• **Brief**: Each line should be copied exactly.

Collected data
○ ○ ○ ○
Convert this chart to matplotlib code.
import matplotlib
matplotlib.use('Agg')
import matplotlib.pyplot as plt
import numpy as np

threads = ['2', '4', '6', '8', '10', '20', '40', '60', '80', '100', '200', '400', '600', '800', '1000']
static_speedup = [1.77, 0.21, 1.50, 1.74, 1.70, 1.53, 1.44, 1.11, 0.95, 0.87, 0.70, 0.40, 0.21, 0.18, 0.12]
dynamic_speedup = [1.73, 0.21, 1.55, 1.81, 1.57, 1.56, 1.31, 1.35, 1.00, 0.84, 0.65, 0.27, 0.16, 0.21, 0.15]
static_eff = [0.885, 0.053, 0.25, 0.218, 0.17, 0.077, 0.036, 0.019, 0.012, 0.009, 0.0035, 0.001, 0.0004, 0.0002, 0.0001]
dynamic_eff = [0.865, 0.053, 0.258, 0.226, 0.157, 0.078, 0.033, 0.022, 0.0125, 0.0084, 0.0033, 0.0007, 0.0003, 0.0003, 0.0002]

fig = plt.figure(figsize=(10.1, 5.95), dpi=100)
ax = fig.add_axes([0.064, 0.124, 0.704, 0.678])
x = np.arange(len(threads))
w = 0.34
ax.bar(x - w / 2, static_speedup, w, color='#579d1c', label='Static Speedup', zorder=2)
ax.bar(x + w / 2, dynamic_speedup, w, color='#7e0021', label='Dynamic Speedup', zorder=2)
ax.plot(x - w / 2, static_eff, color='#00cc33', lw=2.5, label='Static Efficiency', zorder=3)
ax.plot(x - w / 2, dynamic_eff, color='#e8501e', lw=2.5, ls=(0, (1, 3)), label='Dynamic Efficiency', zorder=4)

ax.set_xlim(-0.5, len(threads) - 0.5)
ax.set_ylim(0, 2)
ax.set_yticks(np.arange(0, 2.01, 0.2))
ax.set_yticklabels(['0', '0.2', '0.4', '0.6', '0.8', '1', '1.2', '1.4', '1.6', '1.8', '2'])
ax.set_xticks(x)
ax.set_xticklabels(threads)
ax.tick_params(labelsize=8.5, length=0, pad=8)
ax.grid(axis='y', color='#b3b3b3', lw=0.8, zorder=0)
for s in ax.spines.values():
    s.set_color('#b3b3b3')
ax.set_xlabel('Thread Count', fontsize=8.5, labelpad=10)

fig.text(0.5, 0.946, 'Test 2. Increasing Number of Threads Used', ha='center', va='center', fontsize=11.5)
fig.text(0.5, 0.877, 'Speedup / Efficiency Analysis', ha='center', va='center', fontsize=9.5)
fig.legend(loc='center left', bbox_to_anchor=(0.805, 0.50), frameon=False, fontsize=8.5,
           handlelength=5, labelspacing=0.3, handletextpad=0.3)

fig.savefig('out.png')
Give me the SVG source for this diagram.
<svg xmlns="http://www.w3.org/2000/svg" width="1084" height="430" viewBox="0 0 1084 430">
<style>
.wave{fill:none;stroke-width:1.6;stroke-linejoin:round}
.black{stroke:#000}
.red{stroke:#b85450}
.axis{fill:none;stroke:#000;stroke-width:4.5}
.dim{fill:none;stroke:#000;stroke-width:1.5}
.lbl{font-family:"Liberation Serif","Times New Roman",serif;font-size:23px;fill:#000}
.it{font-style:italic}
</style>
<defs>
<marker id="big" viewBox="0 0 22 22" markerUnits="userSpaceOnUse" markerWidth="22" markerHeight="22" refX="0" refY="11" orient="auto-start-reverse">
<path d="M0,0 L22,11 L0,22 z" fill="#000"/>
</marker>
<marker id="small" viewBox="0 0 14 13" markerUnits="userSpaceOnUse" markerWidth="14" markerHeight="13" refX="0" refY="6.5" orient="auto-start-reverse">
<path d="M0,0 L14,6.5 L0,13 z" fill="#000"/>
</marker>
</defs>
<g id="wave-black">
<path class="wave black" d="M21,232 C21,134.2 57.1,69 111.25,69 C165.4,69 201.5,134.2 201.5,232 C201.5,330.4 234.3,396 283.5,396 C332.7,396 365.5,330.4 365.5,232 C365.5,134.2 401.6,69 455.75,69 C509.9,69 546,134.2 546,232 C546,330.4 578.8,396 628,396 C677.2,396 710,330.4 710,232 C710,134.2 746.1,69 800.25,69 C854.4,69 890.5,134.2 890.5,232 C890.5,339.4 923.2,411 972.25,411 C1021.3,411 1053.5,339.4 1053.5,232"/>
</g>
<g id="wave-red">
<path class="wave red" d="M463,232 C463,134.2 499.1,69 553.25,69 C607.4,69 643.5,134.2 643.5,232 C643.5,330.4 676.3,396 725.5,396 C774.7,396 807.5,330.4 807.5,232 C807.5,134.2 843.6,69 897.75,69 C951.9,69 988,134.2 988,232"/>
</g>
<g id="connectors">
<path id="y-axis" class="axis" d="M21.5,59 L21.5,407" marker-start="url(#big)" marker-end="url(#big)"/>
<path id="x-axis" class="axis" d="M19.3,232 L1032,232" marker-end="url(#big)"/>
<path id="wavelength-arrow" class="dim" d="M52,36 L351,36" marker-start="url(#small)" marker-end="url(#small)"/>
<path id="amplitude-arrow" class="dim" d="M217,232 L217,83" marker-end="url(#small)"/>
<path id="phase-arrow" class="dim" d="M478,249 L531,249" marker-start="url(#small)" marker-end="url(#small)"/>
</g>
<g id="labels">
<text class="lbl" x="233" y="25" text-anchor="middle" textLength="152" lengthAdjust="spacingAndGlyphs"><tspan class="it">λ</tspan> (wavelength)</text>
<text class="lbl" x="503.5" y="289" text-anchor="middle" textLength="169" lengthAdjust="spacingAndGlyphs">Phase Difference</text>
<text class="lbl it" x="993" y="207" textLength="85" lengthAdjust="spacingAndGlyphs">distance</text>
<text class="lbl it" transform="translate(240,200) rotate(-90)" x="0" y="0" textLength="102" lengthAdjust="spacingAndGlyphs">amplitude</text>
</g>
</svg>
○ ○ ○ ○
• **Complete answer**:
Convert this chart to matplotlib code.
import matplotlib
matplotlib.use('Agg')
import matplotlib.pyplot as plt
import numpy as np

threads = ['2', '4', '6', '8', '10', '20', '40', '60', '80', '100', '200', '400', '600', '800', '1000']
static_speedup = [1.77, 0.21, 1.50, 1.74, 1.70, 1.53, 1.44, 1.11, 0.95, 0.87, 0.70, 0.40, 0.21, 0.18, 0.12]
dynamic_speedup = [1.73, 0.21, 1.55, 1.81, 1.57, 1.56, 1.31, 1.35, 1.00, 0.84, 0.65, 0.27, 0.16, 0.21, 0.15]
static_eff = [0.885, 0.053, 0.25, 0.218, 0.17, 0.077, 0.036, 0.019, 0.012, 0.009, 0.0035, 0.001, 0.0004, 0.0002, 0.0001]
dynamic_eff = [0.865, 0.053, 0.258, 0.226, 0.157, 0.078, 0.033, 0.022, 0.0125, 0.0084, 0.0033, 0.0007, 0.0003, 0.0003, 0.0002]

fig = plt.figure(figsize=(10.1, 5.95), dpi=100)
ax = fig.add_axes([0.064, 0.124, 0.704, 0.678])
x = np.arange(len(threads))
w = 0.34
ax.bar(x - w / 2, static_speedup, w, color='#579d1c', label='Static Speedup', zorder=2)
ax.bar(x + w / 2, dynamic_speedup, w, color='#7e0021', label='Dynamic Speedup', zorder=2)
ax.plot(x - w / 2, static_eff, color='#00cc33', lw=2.5, label='Static Efficiency', zorder=3)
ax.plot(x - w / 2, dynamic_eff, color='#e8501e', lw=2.5, ls=(0, (1, 3)), label='Dynamic Efficiency', zorder=4)

ax.set_xlim(-0.5, len(threads) - 0.5)
ax.set_ylim(0, 2)
ax.set_yticks(np.arange(0, 2.01, 0.2))
ax.set_yticklabels(['0', '0.2', '0.4', '0.6', '0.8', '1', '1.2', '1.4', '1.6', '1.8', '2'])
ax.set_xticks(x)
ax.set_xticklabels(threads)
ax.tick_params(labelsize=8.5, length=0, pad=8)
ax.grid(axis='y', color='#b3b3b3', lw=0.8, zorder=0)
for s in ax.spines.values():
    s.set_color('#b3b3b3')
ax.set_xlabel('Thread Count', fontsize=8.5, labelpad=10)

fig.text(0.5, 0.946, 'Test 2. Increasing Number of Threads Used', ha='center', va='center', fontsize=11.5)
fig.text(0.5, 0.877, 'Speedup / Efficiency Analysis', ha='center', va='center', fontsize=9.5)
fig.legend(loc='center left', bbox_to_anchor=(0.805, 0.50), frameon=False, fontsize=8.5,
           handlelength=5, labelspacing=0.3, handletextpad=0.3)

fig.savefig('out.png')
Give me the SVG source for this diagram.
<svg xmlns="http://www.w3.org/2000/svg" width="1084" height="430" viewBox="0 0 1084 430">
<style>
.wave{fill:none;stroke-width:1.6;stroke-linejoin:round}
.black{stroke:#000}
.red{stroke:#b85450}
.axis{fill:none;stroke:#000;stroke-width:4.5}
.dim{fill:none;stroke:#000;stroke-width:1.5}
.lbl{font-family:"Liberation Serif","Times New Roman",serif;font-size:23px;fill:#000}
.it{font-style:italic}
</style>
<defs>
<marker id="big" viewBox="0 0 22 22" markerUnits="userSpaceOnUse" markerWidth="22" markerHeight="22" refX="0" refY="11" orient="auto-start-reverse">
<path d="M0,0 L22,11 L0,22 z" fill="#000"/>
</marker>
<marker id="small" viewBox="0 0 14 13" markerUnits="userSpaceOnUse" markerWidth="14" markerHeight="13" refX="0" refY="6.5" orient="auto-start-reverse">
<path d="M0,0 L14,6.5 L0,13 z" fill="#000"/>
</marker>
</defs>
<g id="wave-black">
<path class="wave black" d="M21,232 C21,134.2 57.1,69 111.25,69 C165.4,69 201.5,134.2 201.5,232 C201.5,330.4 234.3,396 283.5,396 C332.7,396 365.5,330.4 365.5,232 C365.5,134.2 401.6,69 455.75,69 C509.9,69 546,134.2 546,232 C546,330.4 578.8,396 628,396 C677.2,396 710,330.4 710,232 C710,134.2 746.1,69 800.25,69 C854.4,69 890.5,134.2 890.5,232 C890.5,339.4 923.2,411 972.25,411 C1021.3,411 1053.5,339.4 1053.5,232"/>
</g>
<g id="wave-red">
<path class="wave red" d="M463,232 C463,134.2 499.1,69 553.25,69 C607.4,69 643.5,134.2 643.5,232 C643.5,330.4 676.3,396 725.5,396 C774.7,396 807.5,330.4 807.5,232 C807.5,134.2 843.6,69 897.75,69 C951.9,69 988,134.2 988,232"/>
</g>
<g id="connectors">
<path id="y-axis" class="axis" d="M21.5,59 L21.5,407" marker-start="url(#big)" marker-end="url(#big)"/>
<path id="x-axis" class="axis" d="M19.3,232 L1032,232" marker-end="url(#big)"/>
<path id="wavelength-arrow" class="dim" d="M52,36 L351,36" marker-start="url(#small)" marker-end="url(#small)"/>
<path id="amplitude-arrow" class="dim" d="M217,232 L217,83" marker-end="url(#small)"/>
<path id="phase-arrow" class="dim" d="M478,249 L531,249" marker-start="url(#small)" marker-end="url(#small)"/>
</g>
<g id="labels">
<text class="lbl" x="233" y="25" text-anchor="middle" textLength="152" lengthAdjust="spacingAndGlyphs"><tspan class="it">λ</tspan> (wavelength)</text>
<text class="lbl" x="503.5" y="289" text-anchor="middle" textLength="169" lengthAdjust="spacingAndGlyphs">Phase Difference</text>
<text class="lbl it" x="993" y="207" textLength="85" lengthAdjust="spacingAndGlyphs">distance</text>
<text class="lbl it" transform="translate(240,200) rotate(-90)" x="0" y="0" textLength="102" lengthAdjust="spacingAndGlyphs">amplitude</text>
</g>
</svg>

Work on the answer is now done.